This study aims to identify signs of climate change and climate variability in Colombia and the River Amazon basin using long-term (more than 25 years long) series of rainfall, river discharge and temperature. For filtering pursposes the Empirical Mode Decomposition (EMD) is used, wherby any data series can be decomposed into a finite number of intrinsic mode functions (IMF) under the assumption that at any given time, the data can have many simple oscillatory modes of different frequencies coexisting in the signal and a residual that represents the general trend of the series over time. To determine if the tendency of the EMD residual is statistically significant, the Mann-Kendall test for autocorrelated data is use, and the magnitude of the trend is quantified by the Sen test. Results show that most long-term monthly river discharges series exhibit decreasing trends, whereas the minimum temperature series show increasing trends. Monthly rainfall series in Colombia and the Amazon River basin show a mixed patterns of increasing and decreasing trends.

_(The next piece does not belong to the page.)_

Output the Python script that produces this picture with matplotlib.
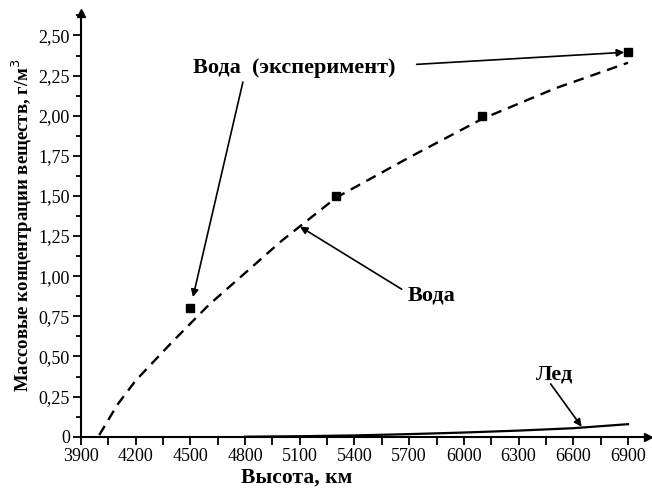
import numpy as np
import matplotlib

matplotlib.use("Agg")
from matplotlib import pyplot as plt
from matplotlib.ticker import MultipleLocator

# water concentration (model curve)
height_water = [4000, 4100, 4200, 4400, 4600, 4800, 5000, 5300, 5700, 6100, 6500, 6900]
water = [0.01, 0.20, 0.35, 0.59, 0.82, 1.02, 1.22, 1.49, 1.74, 1.98, 2.17, 2.33]

# ice concentration
height_ice = [4800, 5100, 5400, 5700, 6000, 6300, 6600, 6900]
ice = [0.0, 0.003, 0.008, 0.016, 0.026, 0.038, 0.053, 0.078]

# experiment points
height_exp = [4500, 5300, 6100, 6900]
water_exp = [0.80, 1.50, 2.00, 2.40]

x_ticks = [3900, 4200, 4500, 4800, 5100, 5400, 5700, 6000, 6300, 6600, 6900]
y_ticks = [0, 0.25, 0.5, 0.75, 1.0, 1.25, 1.5, 1.75, 2.0, 2.25, 2.5]
y_tick_labels = ["0", "0,25", "0,50", "0,75", "1,00", "1,25", "1,50",
                 "1,75", "2,00", "2,25", "2,50"]

plt.rcParams["font.family"] = ["Liberation Serif", "DejaVu Serif"]

fig = plt.figure(figsize=(6.52, 4.88), dpi=100)
ax = fig.add_axes([81 / 652, 51.3 / 488, 567 / 652, 423.7 / 488])

ax.plot(height_water, water, color="black", lw=1.7, ls=(0, (4.5, 3)))
ax.plot(height_ice, ice, color="black", lw=1.6)
ax.plot(height_exp, water_exp, ls="none", marker="s", ms=6, color="black")

ax.set_xlim(3900, 7010)
ax.set_ylim(0, 2.64)

ax.spines["top"].set_visible(False)
ax.spines["right"].set_visible(False)
ax.spines["left"].set_linewidth(1.5)
ax.spines["bottom"].set_linewidth(1.5)
ax.plot(1, 0, ">k", ms=6, transform=ax.transAxes, clip_on=False)
ax.plot(0, 1, "^k", ms=6, transform=ax.transAxes, clip_on=False)

ax.set_xticks(x_ticks)
ax.set_xticklabels([str(t) for t in x_ticks])
ax.xaxis.set_minor_locator(MultipleLocator(150))
ax.set_yticks(y_ticks)
ax.set_yticklabels(y_tick_labels)
ax.yaxis.set_minor_locator(MultipleLocator(0.125))
ax.tick_params(axis="both", which="major", direction="out", length=6,
               width=1.3, labelsize=13, pad=2)
ax.tick_params(axis="x", which="minor", direction="out", length=6, width=1.3)
ax.tick_params(axis="y", which="minor", direction="out", length=3.5, width=1.3)

ax.set_xlabel("Высота, км", fontsize=15.5, fontweight="bold")
ax.xaxis.set_label_coords(0.381, -0.074)
ax.set_ylabel("Массовые концентрации веществ, г/м$^3$", fontsize=13.5,
              fontweight="bold")
ax.yaxis.set_label_coords(-0.082, 0.5)

arrow = dict(arrowstyle="-|>", color="black", lw=1.2, mutation_scale=11,
             shrinkA=0, shrinkB=0)
font = {"fontsize": 16, "fontweight": "bold"}

ax.text(4514, 2.30, "Вода  (эксперимент)", ha="left", va="center", **font)
ax.annotate("", xy=(6880, 2.395), xytext=(5741, 2.32), arrowprops=arrow)
ax.annotate("", xy=(4514, 0.87), xytext=(4788, 2.21), arrowprops=arrow)

ax.text(5693, 0.879, "Вода", ha="left", va="center", **font)
ax.annotate("", xy=(5101, 1.309), xytext=(5659, 0.919), arrowprops=arrow)

ax.text(6395, 0.385, "Лед", ha="left", va="center", **font)
ax.annotate("", xy=(6646, 0.062), xytext=(6476, 0.329), arrowprops=arrow)

fig.savefig("out.png", dpi=100)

Keywords: Climate change; Colombia; Water resources; Empirical mode decomposition
Biography: Professor Germán Poveda, PhD. School of Geosciences and Environment, Universidad Nacional de Colombia at Medellin, Colombia. He has been selected as Lead Author of the Chapter on Central and South America for the 5th Assesment Report of the IPCC, due on 2014. He makes part of international scientific steering committees of the “Large Scale Atmosphere-Biosphere Experiment in Amazonia” (LBA) since 2001. and of the “Global Change and Human Health Programme” of the Earth System Science Partnership since 2009. He is member elected of the Colombian Academy of Sciences. He has been selected as a visiting fellow at CIRES (University of Colorado, USA), at the Center for Ecology and Hydrology (Wallingford, UK), and the National Center for Atmospheric Research (NCAR, USA).